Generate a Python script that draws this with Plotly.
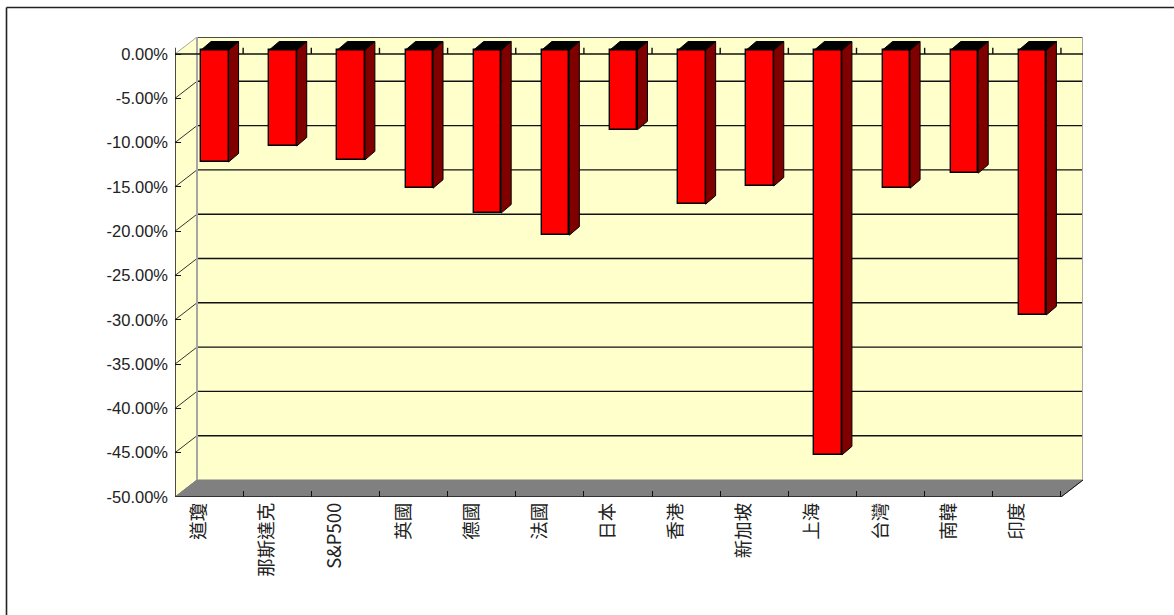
import plotly.graph_objects as go

categories = ["道瓊", "那斯達克", "S&P500", "英國", "德國", "法國", "日本", "香港", "新加坡", "上海", "台灣", "南韓", "印度"]
values = [-12.64, -10.84, -12.4, -15.6, -18.4, -20.9, -9.0, -17.4, -15.35, -45.7, -15.6, -13.9, -29.9]
y_ticks = [0, -5, -10, -15, -20, -25, -30, -35, -40, -45, -50]
y_labels = ["0.00%", "-5.00%", "-10.00%", "-15.00%", "-20.00%", "-25.00%", "-30.00%", "-35.00%", "-40.00%", "-45.00%", "-50.00%"]

W, H = 1174, 615
L, R, T, B = 175, 1083, 37, 497      # plot box in pixels
CAT_PX = 68.15                       # width of one category
PCT_PX = 8.86                        # pixels per percentage point
WALL_DX = 22 / CAT_PX                # depth of the 3D box, data units
WALL_DY = 17 / PCT_PX
BAR_DX1, BAR_DY1 = 5.75 / CAT_PX, 4 / PCT_PX    # bar front-face depth
BAR_DX2, BAR_DY2 = 15.75 / CAT_PX, 12.5 / PCT_PX  # bar back-face depth
BAR_W = 27.5 / CAT_PX
LABEL_SHIFT = -10 / CAT_PX

x_max = (R - L) / CAT_PX
n = len(categories)
ink = "#111111"
wall = "#ffffcc"
floor = "#808080"
edge = "#a6a6a6"


def poly(points, fill, line=None, width=1):
    path = "M" + " L".join(f"{x},{y}" for x, y in points) + " Z"
    return dict(type="path", path=path, xref="x", yref="y", layer="below",
                fillcolor=fill, line=dict(color=line or fill, width=width))


def seg(x0, y0, x1, y1, color=ink, width=1.4, layer="below"):
    return dict(type="line", x0=x0, y0=y0, x1=x1, y1=y1, xref="x", yref="y", layer=layer,
                line=dict(color=color, width=width))


def frame(x0, y0, x1, y1):
    return dict(type="line", xref="paper", yref="paper", layer="below",
                x0=(x0 - L) / (R - L), x1=(x1 - L) / (R - L),
                y0=(B - y0) / (B - T), y1=(B - y1) / (B - T),
                line=dict(color="#222222", width=1.6))


shapes = [
    # outer frame of the picture: only its top and left edges are in view
    frame(6.5, 7.5, W, 7.5),
    frame(6.5, 7.5, 6.5, H),
    # back wall, left wall, floor
    poly([(WALL_DX, WALL_DY), (x_max, WALL_DY), (x_max, -50 + WALL_DY), (WALL_DX, -50 + WALL_DY)], wall),
    poly([(0, 0), (WALL_DX, WALL_DY), (WALL_DX, -50 + WALL_DY), (0, -50)], wall),
    poly([(0, -50), (WALL_DX, -50 + WALL_DY), (x_max, -50 + WALL_DY), (n, -50)], floor),
]
for t in y_ticks[1:-1]:
    shapes.append(seg(WALL_DX, t + WALL_DY, x_max, t + WALL_DY))
    shapes.append(seg(0, t, WALL_DX, t + WALL_DY, "#333333", 1))
shapes += [
    seg(WALL_DX, WALL_DY, x_max, WALL_DY),
    seg(WALL_DX, WALL_DY, WALL_DX, -50 + WALL_DY, edge, 2),
    seg(x_max, WALL_DY, x_max, -50 + WALL_DY, edge, 2),
    seg(0, 0, WALL_DX, WALL_DY, edge, 1),
    seg(0, -50, WALL_DX, -50 + WALL_DY, floor, 1),
    seg(n, -50, x_max, -50 + WALL_DY, ink, 1),
    seg(0, 0, x_max, 0),
    seg(0, -50, 0, 0.7, ink, 1.5),
    seg(0, -50, n, -50, "#333333", 2),
]
for k in range(1, n + 1):
    shapes.append(seg(k, 0, k, 0.7, ink))

fig = go.Figure()
centers = [i + 0.5 for i in range(n)]
label_pos = [c + LABEL_SHIFT for c in centers]

fig.add_trace(go.Bar(
    x=[c + BAR_DX1 for c in centers], y=values, base=BAR_DY1, width=BAR_W,
    marker=dict(color="#ff0000", line=dict(color="#000000", width=1.4)),
    hoverinfo="skip", showlegend=False,
))

for c, v in zip(centers, values):
    x0 = c + BAR_DX1 - BAR_W / 2
    x1 = c + BAR_DX1 + BAR_W / 2
    ddx = BAR_DX2 - BAR_DX1
    top, top2, bot, bot2 = BAR_DY1, BAR_DY2, v + BAR_DY1, v + BAR_DY2
    fig.add_trace(go.Scatter(
        x=[x1, x1 + ddx, x1 + ddx, x1, x1], y=[top, top2, bot2, bot, top],
        mode="lines", fill="toself", fillcolor="#800000",
        line=dict(color="#000000", width=1), hoverinfo="skip", showlegend=False))
    fig.add_trace(go.Scatter(
        x=[x0, x0 + ddx, x1 + ddx, x1, x0], y=[top, top2, top2, top, top],
        mode="lines", fill="toself", fillcolor="#000000",
        line=dict(color="#000000", width=1), hoverinfo="skip", showlegend=False))

fig.update_layout(
    width=W, height=H, autosize=False,
    margin=dict(l=L, r=W - R, t=T, b=H - B),
    paper_bgcolor="#ffffff", plot_bgcolor="rgba(0,0,0,0)",
    shapes=shapes, showlegend=False, bargap=0,
    font=dict(family="Liberation Sans, Noto Sans CJK TC", color="#222222", size=16.5),
    xaxis=dict(range=[0, x_max], showgrid=False, zeroline=False, showline=False,
               tickmode="array", tickvals=label_pos, ticktext=categories, tickangle=-90,
               ticks="", ticklabelstandoff=1,
               tickfont=dict(family="Noto Sans CJK TC, Liberation Sans", size=18.5),
               minor=dict(tickmode="array", tickvals=list(range(1, n + 1)), ticks="inside",
                          ticklen=6, tickcolor=ink, tickwidth=1.4)),
    yaxis=dict(range=[-50, (B - T) / PCT_PX - 50], showgrid=False, zeroline=False, showline=False,
               tickmode="array", tickvals=y_ticks, ticktext=y_labels,
               ticks="inside", ticklen=6, tickcolor=ink, tickwidth=1.4,
               ticklabelstandoff=6),
)

fig.write_html("out.html", config=dict(displayModeBar=False),
               post_script="document.body.style.margin='0';document.documentElement.style.overflow='hidden';")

──────────────────────────────

Instruction:
Transcribe the listing in full. Omit the pictures and keep every line exact.

Exercise result:
Generate a Python script that draws this with Plotly.
import plotly.graph_objects as go

categories = ["道瓊", "那斯達克", "S&P500", "英國", "德國", "法國", "日本", "香港", "新加坡", "上海", "台灣", "南韓", "印度"]
values = [-12.64, -10.84, -12.4, -15.6, -18.4, -20.9, -9.0, -17.4, -15.35, -45.7, -15.6, -13.9, -29.9]
y_ticks = [0, -5, -10, -15, -20, -25, -30, -35, -40, -45, -50]
y_labels = ["0.00%", "-5.00%", "-10.00%", "-15.00%", "-20.00%", "-25.00%", "-30.00%", "-35.00%", "-40.00%", "-45.00%", "-50.00%"]

W, H = 1174, 615
L, R, T, B = 175, 1083, 37, 497      # plot box in pixels
CAT_PX = 68.15                       # width of one category
PCT_PX = 8.86                        # pixels per percentage point
WALL_DX = 22 / CAT_PX                # depth of the 3D box, data units
WALL_DY = 17 / PCT_PX
BAR_DX1, BAR_DY1 = 5.75 / CAT_PX, 4 / PCT_PX    # bar front-face depth
BAR_DX2, BAR_DY2 = 15.75 / CAT_PX, 12.5 / PCT_PX  # bar back-face depth
BAR_W = 27.5 / CAT_PX
LABEL_SHIFT = -10 / CAT_PX

x_max = (R - L) / CAT_PX
n = len(categories)
ink = "#111111"
wall = "#ffffcc"
floor = "#808080"
edge = "#a6a6a6"


def poly(points, fill, line=None, width=1):
    path = "M" + " L".join(f"{x},{y}" for x, y in points) + " Z"
    return dict(type="path", path=path, xref="x", yref="y", layer="below",
                fillcolor=fill, line=dict(color=line or fill, width=width))


def seg(x0, y0, x1, y1, color=ink, width=1.4, layer="below"):
    return dict(type="line", x0=x0, y0=y0, x1=x1, y1=y1, xref="x", yref="y", layer=layer,
                line=dict(color=color, width=width))


def frame(x0, y0, x1, y1):
    return dict(type="line", xref="paper", yref="paper", layer="below",
                x0=(x0 - L) / (R - L), x1=(x1 - L) / (R - L),
                y0=(B - y0) / (B - T), y1=(B - y1) / (B - T),
                line=dict(color="#222222", width=1.6))


shapes = [
    # outer frame of the picture: only its top and left edges are in view
    frame(6.5, 7.5, W, 7.5),
    frame(6.5, 7.5, 6.5, H),
    # back wall, left wall, floor
    poly([(WALL_DX, WALL_DY), (x_max, WALL_DY), (x_max, -50 + WALL_DY), (WALL_DX, -50 + WALL_DY)], wall),
    poly([(0, 0), (WALL_DX, WALL_DY), (WALL_DX, -50 + WALL_DY), (0, -50)], wall),
    poly([(0, -50), (WALL_DX, -50 + WALL_DY), (x_max, -50 + WALL_DY), (n, -50)], floor),
]
for t in y_ticks[1:-1]:
    shapes.append(seg(WALL_DX, t + WALL_DY, x_max, t + WALL_DY))
    shapes.append(seg(0, t, WALL_DX, t + WALL_DY, "#333333", 1))
shapes += [
    seg(WALL_DX, WALL_DY, x_max, WALL_DY),
    seg(WALL_DX, WALL_DY, WALL_DX, -50 + WALL_DY, edge, 2),
    seg(x_max, WALL_DY, x_max, -50 + WALL_DY, edge, 2),
    seg(0, 0, WALL_DX, WALL_DY, edge, 1),
    seg(0, -50, WALL_DX, -50 + WALL_DY, floor, 1),
    seg(n, -50, x_max, -50 + WALL_DY, ink, 1),
    seg(0, 0, x_max, 0),
    seg(0, -50, 0, 0.7, ink, 1.5),
    seg(0, -50, n, -50, "#333333", 2),
]
for k in range(1, n + 1):
    shapes.append(seg(k, 0, k, 0.7, ink))

fig = go.Figure()
centers = [i + 0.5 for i in range(n)]
label_pos = [c + LABEL_SHIFT for c in centers]

fig.add_trace(go.Bar(
    x=[c + BAR_DX1 for c in centers], y=values, base=BAR_DY1, width=BAR_W,
    marker=dict(color="#ff0000", line=dict(color="#000000", width=1.4)),
    hoverinfo="skip", showlegend=False,
))

for c, v in zip(centers, values):
    x0 = c + BAR_DX1 - BAR_W / 2
    x1 = c + BAR_DX1 + BAR_W / 2
    ddx = BAR_DX2 - BAR_DX1
    top, top2, bot, bot2 = BAR_DY1, BAR_DY2, v + BAR_DY1, v + BAR_DY2
    fig.add_trace(go.Scatter(
        x=[x1, x1 + ddx, x1 + ddx, x1, x1], y=[top, top2, bot2, bot, top],
        mode="lines", fill="toself", fillcolor="#800000",
        line=dict(color="#000000", width=1), hoverinfo="skip", showlegend=False))
    fig.add_trace(go.Scatter(
        x=[x0, x0 + ddx, x1 + ddx, x1, x0], y=[top, top2, top2, top, top],
        mode="lines", fill="toself", fillcolor="#000000",
        line=dict(color="#000000", width=1), hoverinfo="skip", showlegend=False))

fig.update_layout(
    width=W, height=H, autosize=False,
    margin=dict(l=L, r=W - R, t=T, b=H - B),
    paper_bgcolor="#ffffff", plot_bgcolor="rgba(0,0,0,0)",
    shapes=shapes, showlegend=False, bargap=0,
    font=dict(family="Liberation Sans, Noto Sans CJK TC", color="#222222", size=16.5),
    xaxis=dict(range=[0, x_max], showgrid=False, zeroline=False, showline=False,
               tickmode="array", tickvals=label_pos, ticktext=categories, tickangle=-90,
               ticks="", ticklabelstandoff=1,
               tickfont=dict(family="Noto Sans CJK TC, Liberation Sans", size=18.5),
               minor=dict(tickmode="array", tickvals=list(range(1, n + 1)), ticks="inside",
                          ticklen=6, tickcolor=ink, tickwidth=1.4)),
    yaxis=dict(range=[-50, (B - T) / PCT_PX - 50], showgrid=False, zeroline=False, showline=False,
               tickmode="array", tickvals=y_ticks, ticktext=y_labels,
               ticks="inside", ticklen=6, tickcolor=ink, tickwidth=1.4,
               ticklabelstandoff=6),
)

fig.write_html("out.html", config=dict(displayModeBar=False),
               post_script="document.body.style.margin='0';document.documentElement.style.overflow='hidden';")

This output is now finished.